Притом Шварц – в дневниковой прозе! – не прячет боязливо намека на плагиат: речь лишь о том, что вот, автор великой прозы, а так гаерствует и лизоблюдствует! Да и куда более резкий Твардовский не имеет в виду «ничего такого», высказываясь о Шолохове в рабочей тетради одиннадцатью годами позже Шварца:

«Сколько он наговорил глупостей и пошлостей за это время и сколько он непростительно промолчал, когда молчать нельзя было за эти годы…Умрет – великий писатель, а пока жив – шут какой-то непонятный».

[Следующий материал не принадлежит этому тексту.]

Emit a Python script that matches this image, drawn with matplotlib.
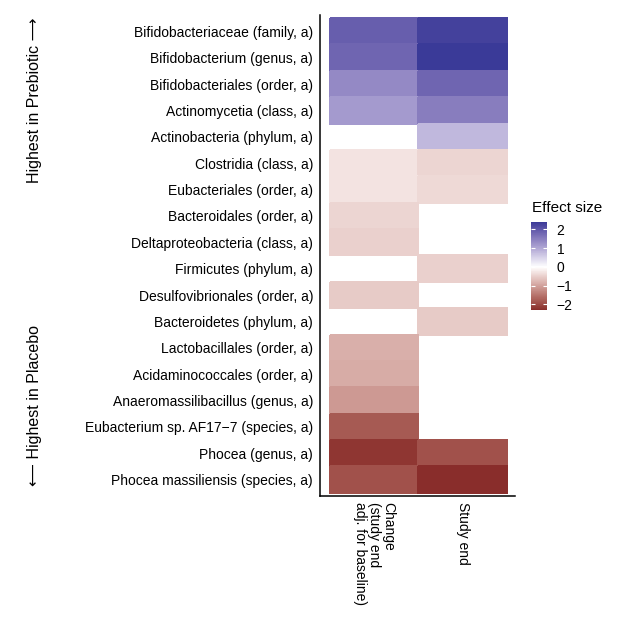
import numpy as np
import matplotlib
matplotlib.use("Agg")
import matplotlib.pyplot as plt

plt.rcParams['font.family'] = ['Liberation Sans', 'DejaVu Sans']

# taxa from top to bottom, effect sizes (nan = not shown)
taxa = ["Bifidobacteriaceae (family, a)", "Bifidobacterium (genus, a)",
        "Bifidobacteriales (order, a)", "Actinomycetia (class, a)",
        "Actinobacteria (phylum, a)", "Clostridia (class, a)",
        "Eubacteriales (order, a)", "Bacteroidales (order, a)",
        "Deltaproteobacteria (class, a)", "Firmicutes (phylum, a)",
        "Desulfovibrionales (order, a)", "Bacteroidetes (phylum, a)",
        "Lactobacillales (order, a)", "Acidaminococcales (order, a)",
        "Anaeromassilibacillus (genus, a)", "Eubacterium sp. AF17\u22127 (species, a)",
        "Phocea (genus, a)", "Phocea massiliensis (species, a)"]
nan = np.nan
change = [1.9, 1.8, 1.35, 1.15, nan, -0.3, -0.3, -0.45, -0.5, nan, -0.55, nan,
          -0.85, -0.9, -1.1, -1.8, -2.2, -1.9]
study_end = [2.3, 2.4, 1.8, 1.5, 0.8, -0.45, -0.4, nan, nan, -0.5, nan, -0.55,
             nan, nan, nan, nan, -1.9, -2.3]
columns = ["Change\n(study end\nadj. for baseline)", "Study end"]
cb_ticks = [-2, -1, 0, 1, 2]

# ggplot-like gradient2 (muted red - white - muted blue), interpolated in CIELAB
M = np.array([[0.4124, 0.3576, 0.1805], [0.2126, 0.7152, 0.0722], [0.0193, 0.1192, 0.9505]])
WHITE = np.array([0.95047, 1.0, 1.08883])

def hex_to_lab(h):
    rgb = np.array([int(h[i:i + 2], 16) for i in (1, 3, 5)]) / 255
    lin = np.where(rgb <= 0.04045, rgb / 12.92, ((rgb + 0.055) / 1.055) ** 2.4)
    xyz = M @ lin / WHITE
    f = np.where(xyz > 0.008856, np.cbrt(xyz), 7.787 * xyz + 16 / 116)
    return np.array([116 * f[1] - 16, 500 * (f[0] - f[1]), 200 * (f[1] - f[2])])

def lab_to_rgb(lab):
    fy = (lab[:, 0] + 16) / 116
    f = np.stack([fy + lab[:, 1] / 500, fy, fy - lab[:, 2] / 200], axis=1)
    xyz = np.where(f > 0.206893, f ** 3, (f - 16 / 116) / 7.787) * WHITE
    lin = xyz @ np.linalg.inv(M).T
    rgb = np.where(lin <= 0.0031308, 12.92 * lin, 1.055 * np.clip(lin, 0, None) ** (1 / 2.4) - 0.055)
    return np.clip(rgb, 0, 1)

low, mid, high = hex_to_lab("#832424"), hex_to_lab("#FFFFFF"), hex_to_lab("#3A3A98")
t = np.linspace(0, 1, 256)[:, None]
lab = np.where(t < 0.5, low + (mid - low) * (t / 0.5), mid + (high - mid) * ((t - 0.5) / 0.5))
cmap = matplotlib.colors.ListedColormap(lab_to_rgb(lab))

vals = np.ma.masked_invalid(np.column_stack([change, study_end]))
lim = np.nanmax(np.abs(vals.filled(nan)))

fig = plt.figure(figsize=(6.27, 6.24), dpi=100)
ax = fig.add_axes([0.5104, 0.2051, 0.311, 0.771])
mesh = ax.pcolormesh(np.arange(len(columns) + 1) - 0.5, np.arange(len(taxa) + 1) - 0.5, vals,
                     cmap=cmap, vmin=-lim, vmax=lim, edgecolors='face', linewidth=0.3)
ax.set_xlim(-0.61, 1.59)
ax.set_ylim(len(taxa) - 0.38, -0.62)
for s in ['top', 'right']:
    ax.spines[s].set_visible(False)
for s in ['left', 'bottom']:
    ax.spines[s].set_linewidth(1.1)
ax.set_yticks(range(len(taxa)))
ax.set_yticklabels(taxa, fontsize=10)
ax.set_xticks(range(len(columns)))
ax.set_xticklabels(columns, fontsize=10, rotation=-90, ha='center', va='top',
                   multialignment='left', linespacing=1.0)
ax.tick_params(axis='y', length=0, pad=5)
ax.tick_params(axis='x', length=0, pad=4.5)

fig.text(35 / 627, 1 - 100 / 624, "Highest in Prebiotic \u27f6", rotation=90, ha='center', va='center', fontsize=11.5)
fig.text(35 / 627, 1 - 405 / 624, "\u27f5 Highest in Placebo", rotation=90, ha='center', va='center', fontsize=11.5)

# legend
cax = fig.add_axes([531 / 627, 1 - 310 / 624, 16 / 627, 88 / 624])
cb = fig.colorbar(mesh, cax=cax, boundaries=np.linspace(np.nanmin(vals.filled(nan)), lim, 300), ticks=cb_ticks)
cb.outline.set_visible(False)
cax.tick_params(direction='in', color='white', length=3, width=0.8, left=True, right=True, labelsize=10, pad=7)
fig.text(532 / 627, 1 - 208 / 624, "Effect size", ha='left', va='center', fontsize=11)

fig.savefig("out.png", dpi=100)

Хотя что касается «непростительного молчания», то куда непростительнее бывало высказанное вслух – например, сожаление, что Синявского и Даниэля всего лишь отправили в лагерь. Я об этом уже напоминал, сейчас процитирую по стенограмме XXIII съезда КПСС:

«Попадись эти молодчики с черной совестью в памятные двадцатые годы, когда судили, не опираясь на строго разграниченные статьи Уголовного кодекса, а «руководствуясь революционным правосознанием» (аплодисменты), ох, не ту меру наказания получили бы эти оборотни! (Аплодисменты)».

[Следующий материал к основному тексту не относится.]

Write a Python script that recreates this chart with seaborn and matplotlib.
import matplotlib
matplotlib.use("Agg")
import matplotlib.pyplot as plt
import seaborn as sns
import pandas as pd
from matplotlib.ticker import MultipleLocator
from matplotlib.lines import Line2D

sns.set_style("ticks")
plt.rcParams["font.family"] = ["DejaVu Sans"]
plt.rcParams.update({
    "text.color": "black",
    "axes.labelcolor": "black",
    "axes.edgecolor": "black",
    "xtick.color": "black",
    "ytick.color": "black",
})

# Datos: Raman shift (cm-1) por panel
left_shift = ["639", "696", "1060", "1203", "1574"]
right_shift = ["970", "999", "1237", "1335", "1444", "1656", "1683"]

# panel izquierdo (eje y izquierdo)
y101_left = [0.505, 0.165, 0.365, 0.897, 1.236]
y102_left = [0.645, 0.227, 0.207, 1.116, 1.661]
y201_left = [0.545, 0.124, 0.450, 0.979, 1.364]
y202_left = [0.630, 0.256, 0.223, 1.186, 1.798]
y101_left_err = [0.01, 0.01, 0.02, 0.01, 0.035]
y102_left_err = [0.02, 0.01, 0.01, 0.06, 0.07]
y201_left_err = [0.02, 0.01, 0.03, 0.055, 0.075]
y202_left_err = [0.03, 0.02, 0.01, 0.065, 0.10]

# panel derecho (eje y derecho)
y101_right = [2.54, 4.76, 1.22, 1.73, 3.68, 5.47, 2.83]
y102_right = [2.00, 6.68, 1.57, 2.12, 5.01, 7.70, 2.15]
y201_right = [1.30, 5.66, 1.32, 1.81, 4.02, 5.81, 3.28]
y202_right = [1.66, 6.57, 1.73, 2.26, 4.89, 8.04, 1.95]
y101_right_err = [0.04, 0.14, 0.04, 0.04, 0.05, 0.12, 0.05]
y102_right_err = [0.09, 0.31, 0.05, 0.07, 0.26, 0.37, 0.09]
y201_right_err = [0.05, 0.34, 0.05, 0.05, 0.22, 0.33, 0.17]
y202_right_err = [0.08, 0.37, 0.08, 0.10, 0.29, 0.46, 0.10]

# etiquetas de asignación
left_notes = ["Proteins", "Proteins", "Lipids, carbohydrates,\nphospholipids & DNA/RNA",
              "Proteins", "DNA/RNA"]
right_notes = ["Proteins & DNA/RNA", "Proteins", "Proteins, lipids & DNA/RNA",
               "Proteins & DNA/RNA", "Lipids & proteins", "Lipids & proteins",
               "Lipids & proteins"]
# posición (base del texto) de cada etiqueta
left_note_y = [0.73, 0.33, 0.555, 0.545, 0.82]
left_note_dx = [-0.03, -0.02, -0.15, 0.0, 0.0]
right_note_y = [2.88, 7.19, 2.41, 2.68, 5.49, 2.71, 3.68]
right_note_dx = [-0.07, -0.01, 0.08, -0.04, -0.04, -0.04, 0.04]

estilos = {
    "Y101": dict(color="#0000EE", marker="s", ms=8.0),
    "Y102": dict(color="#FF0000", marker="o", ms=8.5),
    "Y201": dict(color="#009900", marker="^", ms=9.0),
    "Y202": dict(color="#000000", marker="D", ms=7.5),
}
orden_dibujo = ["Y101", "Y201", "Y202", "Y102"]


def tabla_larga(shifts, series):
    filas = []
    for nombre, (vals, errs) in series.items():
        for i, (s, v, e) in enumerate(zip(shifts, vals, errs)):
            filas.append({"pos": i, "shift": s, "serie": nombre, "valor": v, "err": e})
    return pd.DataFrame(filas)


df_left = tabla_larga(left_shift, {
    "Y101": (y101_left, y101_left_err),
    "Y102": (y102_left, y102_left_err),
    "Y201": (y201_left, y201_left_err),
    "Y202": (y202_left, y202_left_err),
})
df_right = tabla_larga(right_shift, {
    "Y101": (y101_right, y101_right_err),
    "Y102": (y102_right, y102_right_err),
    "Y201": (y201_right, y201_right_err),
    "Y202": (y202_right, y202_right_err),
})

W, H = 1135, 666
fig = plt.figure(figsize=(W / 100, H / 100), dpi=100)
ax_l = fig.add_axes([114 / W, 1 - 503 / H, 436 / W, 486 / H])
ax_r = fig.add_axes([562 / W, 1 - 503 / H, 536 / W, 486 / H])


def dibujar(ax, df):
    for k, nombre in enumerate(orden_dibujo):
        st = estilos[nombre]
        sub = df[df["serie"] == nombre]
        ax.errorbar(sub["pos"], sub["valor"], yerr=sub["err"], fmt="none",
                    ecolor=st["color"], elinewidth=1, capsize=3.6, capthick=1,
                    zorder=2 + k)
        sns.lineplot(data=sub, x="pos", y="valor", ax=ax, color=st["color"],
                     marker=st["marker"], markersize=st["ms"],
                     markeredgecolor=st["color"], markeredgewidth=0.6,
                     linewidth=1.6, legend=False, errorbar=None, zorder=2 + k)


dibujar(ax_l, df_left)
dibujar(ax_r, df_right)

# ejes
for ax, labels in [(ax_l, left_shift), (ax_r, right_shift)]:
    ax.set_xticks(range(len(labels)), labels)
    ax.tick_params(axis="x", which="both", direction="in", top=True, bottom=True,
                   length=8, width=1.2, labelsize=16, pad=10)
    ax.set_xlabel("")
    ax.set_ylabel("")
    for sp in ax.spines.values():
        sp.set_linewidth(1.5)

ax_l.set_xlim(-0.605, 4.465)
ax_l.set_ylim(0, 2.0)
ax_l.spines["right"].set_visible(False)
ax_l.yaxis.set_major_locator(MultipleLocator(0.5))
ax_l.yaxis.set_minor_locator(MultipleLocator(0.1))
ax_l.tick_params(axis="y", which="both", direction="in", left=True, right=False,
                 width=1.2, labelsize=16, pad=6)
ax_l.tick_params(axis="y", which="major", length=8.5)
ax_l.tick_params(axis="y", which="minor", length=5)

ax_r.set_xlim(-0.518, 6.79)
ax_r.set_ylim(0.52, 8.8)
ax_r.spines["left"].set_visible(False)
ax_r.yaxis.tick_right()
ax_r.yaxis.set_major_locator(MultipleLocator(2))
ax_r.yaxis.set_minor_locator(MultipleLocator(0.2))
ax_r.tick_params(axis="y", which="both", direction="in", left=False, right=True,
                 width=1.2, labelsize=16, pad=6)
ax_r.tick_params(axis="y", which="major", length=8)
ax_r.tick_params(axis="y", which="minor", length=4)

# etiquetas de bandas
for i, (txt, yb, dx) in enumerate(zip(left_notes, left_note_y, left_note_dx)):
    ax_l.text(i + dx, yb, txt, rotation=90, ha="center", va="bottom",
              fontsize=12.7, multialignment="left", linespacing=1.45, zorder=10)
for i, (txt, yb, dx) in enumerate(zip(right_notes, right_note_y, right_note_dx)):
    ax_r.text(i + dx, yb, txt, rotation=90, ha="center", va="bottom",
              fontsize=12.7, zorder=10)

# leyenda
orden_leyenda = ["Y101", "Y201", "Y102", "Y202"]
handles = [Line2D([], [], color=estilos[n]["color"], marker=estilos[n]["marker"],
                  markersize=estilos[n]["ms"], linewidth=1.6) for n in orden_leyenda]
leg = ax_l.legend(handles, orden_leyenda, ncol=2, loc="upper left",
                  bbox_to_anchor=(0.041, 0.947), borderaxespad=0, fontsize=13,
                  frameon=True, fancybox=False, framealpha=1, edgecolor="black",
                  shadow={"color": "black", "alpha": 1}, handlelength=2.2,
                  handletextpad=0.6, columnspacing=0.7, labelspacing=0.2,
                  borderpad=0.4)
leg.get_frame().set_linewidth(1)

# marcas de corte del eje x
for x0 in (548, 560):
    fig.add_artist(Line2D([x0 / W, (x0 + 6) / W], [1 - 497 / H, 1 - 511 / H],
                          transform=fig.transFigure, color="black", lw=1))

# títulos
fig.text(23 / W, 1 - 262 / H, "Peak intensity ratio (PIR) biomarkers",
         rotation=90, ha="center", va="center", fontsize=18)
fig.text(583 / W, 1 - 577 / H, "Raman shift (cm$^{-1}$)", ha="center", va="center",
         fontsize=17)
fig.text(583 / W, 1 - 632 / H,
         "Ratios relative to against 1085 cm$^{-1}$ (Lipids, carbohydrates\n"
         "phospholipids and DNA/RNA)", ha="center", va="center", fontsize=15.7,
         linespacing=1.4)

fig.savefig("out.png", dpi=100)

Самое – нет, не этически отвратительное, это и так понятно, но любопытное с точки зрения эволюции писателя Шолохова здесь вот что. Говорит тот, кто некогда, да, в сущности, не так уж давно, в четвертой, последней книге «Тихого Дона» не захотел, не смог «перековать» Григория Мелехова. Любимейшего героя. И скрепя сердце, конечно, обрек на неминуемый расстрел как раз по законам «революционного правосознания». Того, которое как единственно правильное и единственно возможное для себя воспринял победитель Мишка Кошевой, уже убивший брата Григория, Петра.

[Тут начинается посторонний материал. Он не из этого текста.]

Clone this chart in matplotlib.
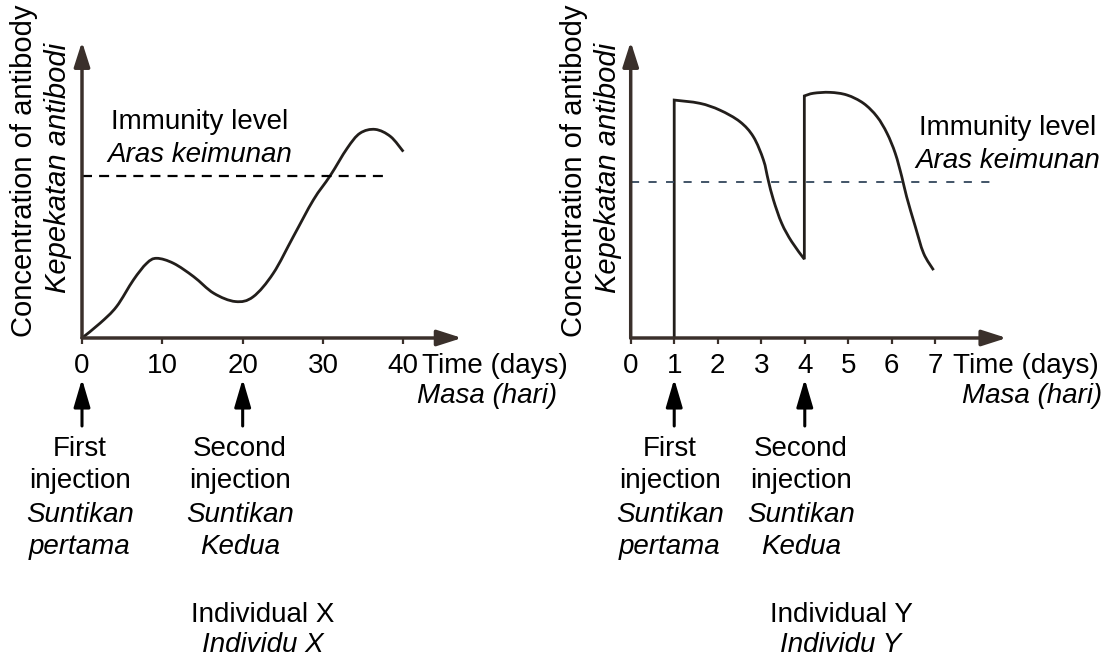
import matplotlib
matplotlib.use("Agg")
import numpy as np
import matplotlib.pyplot as plt
from matplotlib import transforms
from matplotlib.path import Path
from matplotlib.patches import PathPatch

plt.rcParams["font.family"] = ["Liberation Sans", "DejaVu Sans"]

# Individual X: antibody concentration (arbitrary units) against time (days)
days_x = [0, 2.25, 4.3, 6.4, 8.05, 9.3, 11.4, 13.9, 16.4, 19.1, 21.3, 23.8,
          26.3, 28.8, 30.9, 33.0, 34.6, 36.5, 38.4, 40.0]
conc_x = [0, 5.0, 10.6, 19.6, 25.2, 26.9, 25.2, 20.7, 15.1, 12.3, 13.9, 21.8,
          34.2, 46.6, 54.8, 64.0, 69.1, 70.4, 68.0, 62.9]
immunity_x = 54.8
ticks_x = [0, 10, 20, 30, 40]
injections_x = [0, 20]

# Individual Y: antibody concentration (arbitrary units) against time (days)
days_y = [1, 1, 1.59, 2.05, 2.51, 2.82, 3.05, 3.16, 3.28, 3.47, 3.70, 3.99,
          3.99, 4.20, 4.58, 4.97, 5.35, 5.66, 5.89, 6.08, 6.23, 6.34, 6.54,
          6.73, 6.96]
conc_y = [0, 80.3, 79.2, 76.9, 73.0, 67.9, 60.1, 53.3, 46.6, 38.7, 32.5, 26.6,
          81.7, 82.6, 82.9, 82.0, 79.2, 74.7, 69.1, 62.3, 54.4, 47.7, 37.6,
          28.6, 22.9]
immunity_y = 52.8
ticks_y = [0, 1, 2, 3, 4, 5, 6, 7]
injections_y = [1, 4]

W, H = 1117, 659
fig = plt.figure(figsize=(W / 100, H / 100), dpi=100)
fig.patch.set_facecolor("white")

AXIS_COL = "#3a302b"
CURVE_COL = "#221e1b"
FS = 20


def fx(px):
    return px / W


def fy(py):
    return 1 - py / H


def curve_path(xs, ys):
    """Path through every point: straight where time does not advance
    (injection jumps), cubic Catmull-Rom pieces elsewhere."""
    pts = np.column_stack([xs, ys]).astype(float)
    runs, start = [], 0
    for i in range(1, len(pts)):
        if pts[i, 0] == pts[i - 1, 0]:
            runs.append(pts[start:i])
            start = i
    runs.append(pts[start:])

    verts = [tuple(pts[0])]
    codes = [Path.MOVETO]
    for r, run in enumerate(runs):
        if r > 0:
            verts.append(tuple(run[0]))
            codes.append(Path.LINETO)
        n = len(run)
        for i in range(n - 1):
            p0 = run[i - 1] if i > 0 else run[i]
            p1, p2 = run[i], run[i + 1]
            p3 = run[i + 2] if i + 2 < n else run[i + 1]
            c1 = p1 + (p2 - p0) / 6.0
            c2 = p2 - (p3 - p1) / 6.0
            verts += [tuple(c1), tuple(c2), tuple(p2)]
            codes += [Path.CURVE4] * 3
    return Path(verts, codes)


def panel(left_px, right_px, xmax, days, conc, level, level_end, level_style,
          ticks, injections, inj_centers, time_px, masa_px, imm_cx, imm_base,
          ylab_cx, kep_cx, title_cx, names):
    ax = fig.add_axes([fx(left_px), fy(338), (right_px - left_px) / W, (338 - 41.7) / H])
    ax.set_xlim(0, xmax)
    ax.set_ylim(0, 100)
    for s in ax.spines.values():
        s.set_visible(False)
    ax.set_facecolor("none")
    ax.set_yticks([])
    ax.set_xticks(ticks)
    ax.set_xticklabels([str(t) for t in ticks])
    ax.tick_params(axis="x", direction="out", length=4, width=1.6,
                   colors=AXIS_COL, labelcolor="black", labelsize=FS, pad=7)

    # axes drawn as arrows
    arrow = dict(arrowstyle="-|>,head_length=0.75,head_width=0.24",
                 mutation_scale=20, lw=2.5, color=AXIS_COL,
                 shrinkA=0, shrinkB=0)
    ax.annotate("", xy=(xmax, 0), xytext=(0, 0), arrowprops=arrow,
                annotation_clip=False)
    ax.annotate("", xy=(0, 100), xytext=(0, 0), arrowprops=arrow,
                annotation_clip=False)

    # immunity level
    col, lw, dash = level_style
    ax.plot([0, level_end], [level, level], color=col, lw=lw,
            dashes=dash, clip_on=False)

    # antibody curve
    ax.add_patch(PathPatch(curve_path(days, conc), fill=False,
                           edgecolor=CURVE_COL, lw=2.0, joinstyle="miter",
                           capstyle="butt", clip_on=False))

    # injection arrows and labels
    blend = transforms.blended_transform_factory(ax.transData, fig.transFigure)
    inj_arrow = dict(arrowstyle="-|>,head_length=0.85,head_width=0.25",
                     mutation_scale=20, lw=2.2, color="black",
                     shrinkA=0, shrinkB=0)
    labels = [["First", "injection", "Suntikan", "pertama"],
              ["Second", "injection", "Suntikan", "Kedua"]]
    baselines = [455.5, 488, 521.5, 554.5]
    for day, cx, lines in zip(injections, inj_centers, labels):
        ax.annotate("", xy=(day, fy(379)), xytext=(day, fy(426)),
                    xycoords=blend, textcoords=blend, arrowprops=inj_arrow,
                    annotation_clip=False)
        for i, (txt, base) in enumerate(zip(lines, baselines)):
            fig.text(fx(cx), fy(base), txt, ha="center", va="baseline",
                     fontsize=FS, style="italic" if i >= 2 else "normal")

    # axis titles
    fig.text(fx(time_px[0]), fy(373), "Time (days)", ha="left",
             va="baseline", fontsize=FS)
    fig.text(fx(masa_px), fy(403.3), "Masa (hari)", ha="left",
             va="baseline", fontsize=FS, style="italic")
    fig.text(fx(ylab_cx), fy(171), "Concentration of antibody", rotation=90,
             ha="center", va="center", fontsize=21)
    fig.text(fx(kep_cx), fy(168), "Kepekatan antibodi", rotation=90,
             ha="center", va="center", fontsize=21, style="italic")

    # immunity level caption
    fig.text(fx(imm_cx), fy(imm_base[0]), "Immunity level", ha="center",
             va="baseline", fontsize=FS)
    fig.text(fx(imm_cx), fy(imm_base[1]), "Aras keimunan", ha="center",
             va="baseline", fontsize=FS, style="italic")

    # panel caption
    fig.text(fx(title_cx), fy(621.5), names[0], ha="center", va="baseline",
             fontsize=FS)
    fig.text(fx(title_cx), fy(652.5), names[1], ha="center", va="baseline",
             fontsize=FS, style="italic")
    return ax


panel(82, 462, 47.3, days_x, conc_x, immunity_x, 38.1,
      ("black", 1.6, (4.5, 3.2)), ticks_x, injections_x, [80, 240],
      (421.7,), 416.7, 200, (129.3, 161.7), 24, 58, 263,
      ("Individual X", "Individu X"))

panel(630.7, 1006.7, 8.64, days_y, conc_y, immunity_y, 8.44,
      ("#33465c", 1.3, (4.5, 5.2)), ticks_y, injections_y, [670, 801],
      (953,), 961.7, 1008, (135, 168), 573.5, 607.5, 841,
      ("Individual Y", "Individu Y"))

fig.savefig("out.png", dpi=100, facecolor="white")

А ведь на сей счет были-таки колебания. Мало того. На перековке настаивали сильные мира сего, включая Фадеева да, говорят, и самого Сталина. Тот будто бы даже дал понять, что, ежели Шолохов окажется неподатлив, можно будет, опираясь на слухи о плагиате, подумать о назначении автором «Тихого Дона» другого литератора. А что?

Есть же сведения, будто, осердясь на Крупскую, вождь пригрозил: будет плохо себя вести, назначим вдовой Ленина другого товарища. Например, проверенную большевичку Стасову.

Но нет. В доносе Ставского, помимо того, что Шоло- хов-де сочувствует разоблаченным «врагам народа» из числа земляков, поставляется и такой компромат:

«М. Шолохов рассказал мне, что в конце концов Григорий Мелехов бросает оружие и борьбу.

– Большевиком же я его делать никак не могу».

Смело? Но Шолохов являл куда большую смелость, когда писал Сталину о несчастьях, которые коллективизация принесла Дону. Тут же главное, что это говорит художник, понимающий неуступчивые законы художества.

Конечно, сомнения в авторстве «Тихого Дона», романа великого, просто не могли не возникнуть – при такой- то наглядной эволюции Шолохова. В том числе – как писателя.

В самом деле! От еще нескладных, однако живых «Донских рассказов» – взлет к «Тихому Дону». А дальше – все вниз и вниз. Конъюнктурная, отнюдь не на уровне послания Сталину насчет губительности колхозов, но частями все-таки сильная первая часть «Поднятой целины», после чего находится возможность подняться на уровень четвертой, бескомпромиссной книги шолоховского шедевра. Роман «Они сражались за Родину», сочинение беспомощно-балагурное, будто написанное в соавторстве с дедом Щукарем; вещь, которую не хватило сил даже закончить. Щукариная фантазия не беспредельна, а фронтового опыта у Шолохова, не приближавшегося к передовой, не было.

Из мемуаров Семена Липкина – его рассказ в присутствии Василия Гроссмана и Андрея Платонова (все трое – фронтовики):

«У Платоновых я упомянул о таком эпизоде. Член Военного совета нашей флотилии взял меня с собой в конце февраля 1943 года в Камышин. Я должен был описать в газете церемонию вручения наград тяжелораненым морякам, находившимся на излечении в камышинском военно-мор- ском госпитале. Оказалось, что в Камышине в большом, видимо, бывшем купеческом доме живет с семьей полковник Шолохов, живет безвыездно, как сообщили жительницы города.